Exclude the pictures, then repeat the remaining data exactly.

---------- Supplied material ----------

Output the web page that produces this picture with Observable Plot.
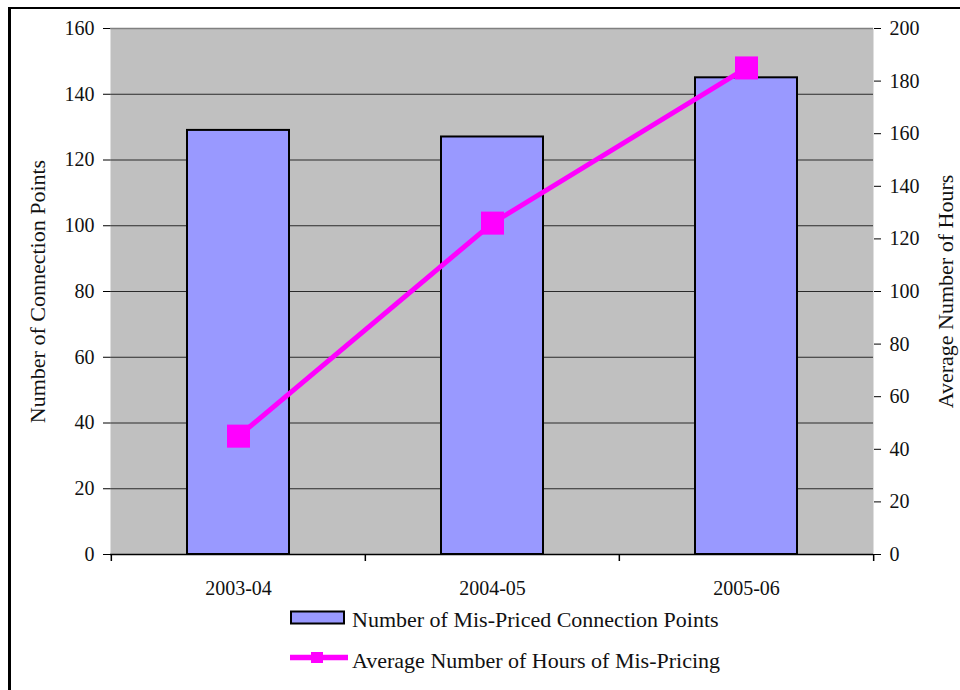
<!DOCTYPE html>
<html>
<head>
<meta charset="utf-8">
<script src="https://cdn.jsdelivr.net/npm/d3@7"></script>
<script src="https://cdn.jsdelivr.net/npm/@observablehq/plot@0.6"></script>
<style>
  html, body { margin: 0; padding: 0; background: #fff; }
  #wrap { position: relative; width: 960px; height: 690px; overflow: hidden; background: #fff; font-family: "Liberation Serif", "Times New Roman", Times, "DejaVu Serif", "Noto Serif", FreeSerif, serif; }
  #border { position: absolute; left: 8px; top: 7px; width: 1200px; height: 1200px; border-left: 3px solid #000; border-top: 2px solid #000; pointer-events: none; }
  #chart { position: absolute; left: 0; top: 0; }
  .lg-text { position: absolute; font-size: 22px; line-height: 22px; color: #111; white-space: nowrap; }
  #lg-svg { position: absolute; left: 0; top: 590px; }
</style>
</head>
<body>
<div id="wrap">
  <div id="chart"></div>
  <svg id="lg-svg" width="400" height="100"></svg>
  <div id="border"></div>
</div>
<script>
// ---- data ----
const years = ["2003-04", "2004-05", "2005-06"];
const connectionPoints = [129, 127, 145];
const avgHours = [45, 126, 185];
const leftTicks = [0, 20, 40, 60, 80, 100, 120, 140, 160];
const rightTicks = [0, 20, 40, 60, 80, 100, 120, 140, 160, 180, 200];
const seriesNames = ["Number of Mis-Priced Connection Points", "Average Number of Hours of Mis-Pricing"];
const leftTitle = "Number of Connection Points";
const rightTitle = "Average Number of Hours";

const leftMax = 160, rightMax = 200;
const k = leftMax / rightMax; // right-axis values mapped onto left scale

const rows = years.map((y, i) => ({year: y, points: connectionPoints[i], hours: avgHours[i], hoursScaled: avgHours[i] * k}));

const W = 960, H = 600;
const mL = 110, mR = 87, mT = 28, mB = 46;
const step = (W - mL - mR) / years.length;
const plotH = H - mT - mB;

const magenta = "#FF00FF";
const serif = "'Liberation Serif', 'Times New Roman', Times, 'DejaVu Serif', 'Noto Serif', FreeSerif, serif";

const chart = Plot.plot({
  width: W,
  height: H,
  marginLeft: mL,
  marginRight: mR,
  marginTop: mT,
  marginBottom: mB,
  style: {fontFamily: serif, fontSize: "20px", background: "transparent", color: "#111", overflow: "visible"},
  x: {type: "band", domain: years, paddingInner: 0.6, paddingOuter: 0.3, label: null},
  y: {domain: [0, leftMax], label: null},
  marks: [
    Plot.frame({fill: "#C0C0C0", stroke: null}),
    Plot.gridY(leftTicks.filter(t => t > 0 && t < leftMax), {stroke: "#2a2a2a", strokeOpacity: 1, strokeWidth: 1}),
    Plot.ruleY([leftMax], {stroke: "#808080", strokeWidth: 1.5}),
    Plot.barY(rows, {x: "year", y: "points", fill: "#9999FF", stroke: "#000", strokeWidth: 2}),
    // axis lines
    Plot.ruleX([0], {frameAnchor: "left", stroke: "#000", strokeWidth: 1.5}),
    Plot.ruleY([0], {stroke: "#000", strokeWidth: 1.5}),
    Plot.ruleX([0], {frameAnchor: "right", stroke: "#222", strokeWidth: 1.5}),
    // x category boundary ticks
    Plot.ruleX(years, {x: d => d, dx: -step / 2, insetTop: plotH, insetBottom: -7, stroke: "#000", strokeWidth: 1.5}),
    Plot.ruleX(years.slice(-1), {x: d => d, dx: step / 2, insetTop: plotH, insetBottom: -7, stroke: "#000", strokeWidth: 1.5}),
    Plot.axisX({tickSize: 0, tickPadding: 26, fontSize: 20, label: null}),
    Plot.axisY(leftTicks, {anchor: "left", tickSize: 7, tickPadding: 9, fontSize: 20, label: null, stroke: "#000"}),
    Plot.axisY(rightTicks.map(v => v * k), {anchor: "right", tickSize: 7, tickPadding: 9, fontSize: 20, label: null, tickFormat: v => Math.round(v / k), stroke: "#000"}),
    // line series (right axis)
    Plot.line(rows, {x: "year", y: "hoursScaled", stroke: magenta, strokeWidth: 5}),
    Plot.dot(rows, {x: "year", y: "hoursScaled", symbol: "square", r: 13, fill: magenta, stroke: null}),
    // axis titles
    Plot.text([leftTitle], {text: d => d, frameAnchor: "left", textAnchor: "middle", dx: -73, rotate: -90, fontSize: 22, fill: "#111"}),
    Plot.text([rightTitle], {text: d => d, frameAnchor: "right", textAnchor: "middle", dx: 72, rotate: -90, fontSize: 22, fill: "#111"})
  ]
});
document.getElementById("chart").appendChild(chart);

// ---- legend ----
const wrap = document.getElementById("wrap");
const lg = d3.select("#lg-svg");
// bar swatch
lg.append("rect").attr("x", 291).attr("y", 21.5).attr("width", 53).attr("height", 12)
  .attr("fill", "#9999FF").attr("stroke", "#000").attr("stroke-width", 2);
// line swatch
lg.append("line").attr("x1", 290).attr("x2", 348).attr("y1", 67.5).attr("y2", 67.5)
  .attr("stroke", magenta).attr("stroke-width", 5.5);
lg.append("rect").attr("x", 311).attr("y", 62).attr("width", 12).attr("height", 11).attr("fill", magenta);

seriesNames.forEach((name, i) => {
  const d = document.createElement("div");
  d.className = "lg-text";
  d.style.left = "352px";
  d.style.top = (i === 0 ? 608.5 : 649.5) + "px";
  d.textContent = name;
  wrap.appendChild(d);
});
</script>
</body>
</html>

----------

Exercise answer:
Output the web page that produces this picture with Observable Plot.
<!DOCTYPE html>
<html>
<head>
<meta charset="utf-8">
<script src="https://cdn.jsdelivr.net/npm/d3@7"></script>
<script src="https://cdn.jsdelivr.net/npm/@observablehq/plot@0.6"></script>
<style>
  html, body { margin: 0; padding: 0; background: #fff; }
  #wrap { position: relative; width: 960px; height: 690px; overflow: hidden; background: #fff; font-family: "Liberation Serif", "Times New Roman", Times, "DejaVu Serif", "Noto Serif", FreeSerif, serif; }
  #border { position: absolute; left: 8px; top: 7px; width: 1200px; height: 1200px; border-left: 3px solid #000; border-top: 2px solid #000; pointer-events: none; }
  #chart { position: absolute; left: 0; top: 0; }
  .lg-text { position: absolute; font-size: 22px; line-height: 22px; color: #111; white-space: nowrap; }
  #lg-svg { position: absolute; left: 0; top: 590px; }
</style>
</head>
<body>
<div id="wrap">
  <div id="chart"></div>
  <svg id="lg-svg" width="400" height="100"></svg>
  <div id="border"></div>
</div>
<script>
// ---- data ----
const years = ["2003-04", "2004-05", "2005-06"];
const connectionPoints = [129, 127, 145];
const avgHours = [45, 126, 185];
const leftTicks = [0, 20, 40, 60, 80, 100, 120, 140, 160];
const rightTicks = [0, 20, 40, 60, 80, 100, 120, 140, 160, 180, 200];
const seriesNames = ["Number of Mis-Priced Connection Points", "Average Number of Hours of Mis-Pricing"];
const leftTitle = "Number of Connection Points";
const rightTitle = "Average Number of Hours";

const leftMax = 160, rightMax = 200;
const k = leftMax / rightMax; // right-axis values mapped onto left scale

const rows = years.map((y, i) => ({year: y, points: connectionPoints[i], hours: avgHours[i], hoursScaled: avgHours[i] * k}));

const W = 960, H = 600;
const mL = 110, mR = 87, mT = 28, mB = 46;
const step = (W - mL - mR) / years.length;
const plotH = H - mT - mB;

const magenta = "#FF00FF";
const serif = "'Liberation Serif', 'Times New Roman', Times, 'DejaVu Serif', 'Noto Serif', FreeSerif, serif";

const chart = Plot.plot({
  width: W,
  height: H,
  marginLeft: mL,
  marginRight: mR,
  marginTop: mT,
  marginBottom: mB,
  style: {fontFamily: serif, fontSize: "20px", background: "transparent", color: "#111", overflow: "visible"},
  x: {type: "band", domain: years, paddingInner: 0.6, paddingOuter: 0.3, label: null},
  y: {domain: [0, leftMax], label: null},
  marks: [
    Plot.frame({fill: "#C0C0C0", stroke: null}),
    Plot.gridY(leftTicks.filter(t => t > 0 && t < leftMax), {stroke: "#2a2a2a", strokeOpacity: 1, strokeWidth: 1}),
    Plot.ruleY([leftMax], {stroke: "#808080", strokeWidth: 1.5}),
    Plot.barY(rows, {x: "year", y: "points", fill: "#9999FF", stroke: "#000", strokeWidth: 2}),
    // axis lines
    Plot.ruleX([0], {frameAnchor: "left", stroke: "#000", strokeWidth: 1.5}),
    Plot.ruleY([0], {stroke: "#000", strokeWidth: 1.5}),
    Plot.ruleX([0], {frameAnchor: "right", stroke: "#222", strokeWidth: 1.5}),
    // x category boundary ticks
    Plot.ruleX(years, {x: d => d, dx: -step / 2, insetTop: plotH, insetBottom: -7, stroke: "#000", strokeWidth: 1.5}),
    Plot.ruleX(years.slice(-1), {x: d => d, dx: step / 2, insetTop: plotH, insetBottom: -7, stroke: "#000", strokeWidth: 1.5}),
    Plot.axisX({tickSize: 0, tickPadding: 26, fontSize: 20, label: null}),
    Plot.axisY(leftTicks, {anchor: "left", tickSize: 7, tickPadding: 9, fontSize: 20, label: null, stroke: "#000"}),
    Plot.axisY(rightTicks.map(v => v * k), {anchor: "right", tickSize: 7, tickPadding: 9, fontSize: 20, label: null, tickFormat: v => Math.round(v / k), stroke: "#000"}),
    // line series (right axis)
    Plot.line(rows, {x: "year", y: "hoursScaled", stroke: magenta, strokeWidth: 5}),
    Plot.dot(rows, {x: "year", y: "hoursScaled", symbol: "square", r: 13, fill: magenta, stroke: null}),
    // axis titles
    Plot.text([leftTitle], {text: d => d, frameAnchor: "left", textAnchor: "middle", dx: -73, rotate: -90, fontSize: 22, fill: "#111"}),
    Plot.text([rightTitle], {text: d => d, frameAnchor: "right", textAnchor: "middle", dx: 72, rotate: -90, fontSize: 22, fill: "#111"})
  ]
});
document.getElementById("chart").appendChild(chart);

// ---- legend ----
const wrap = document.getElementById("wrap");
const lg = d3.select("#lg-svg");
// bar swatch
lg.append("rect").attr("x", 291).attr("y", 21.5).attr("width", 53).attr("height", 12)
  .attr("fill", "#9999FF").attr("stroke", "#000").attr("stroke-width", 2);
// line swatch
lg.append("line").attr("x1", 290).attr("x2", 348).attr("y1", 67.5).attr("y2", 67.5)
  .attr("stroke", magenta).attr("stroke-width", 5.5);
lg.append("rect").attr("x", 311).attr("y", 62).attr("width", 12).attr("height", 11).attr("fill", magenta);

seriesNames.forEach((name, i) => {
  const d = document.createElement("div");
  d.className = "lg-text";
  d.style.left = "352px";
  d.style.top = (i === 0 ? 608.5 : 649.5) + "px";
  d.textContent = name;
  wrap.appendChild(d);
});
</script>
</body>
</html>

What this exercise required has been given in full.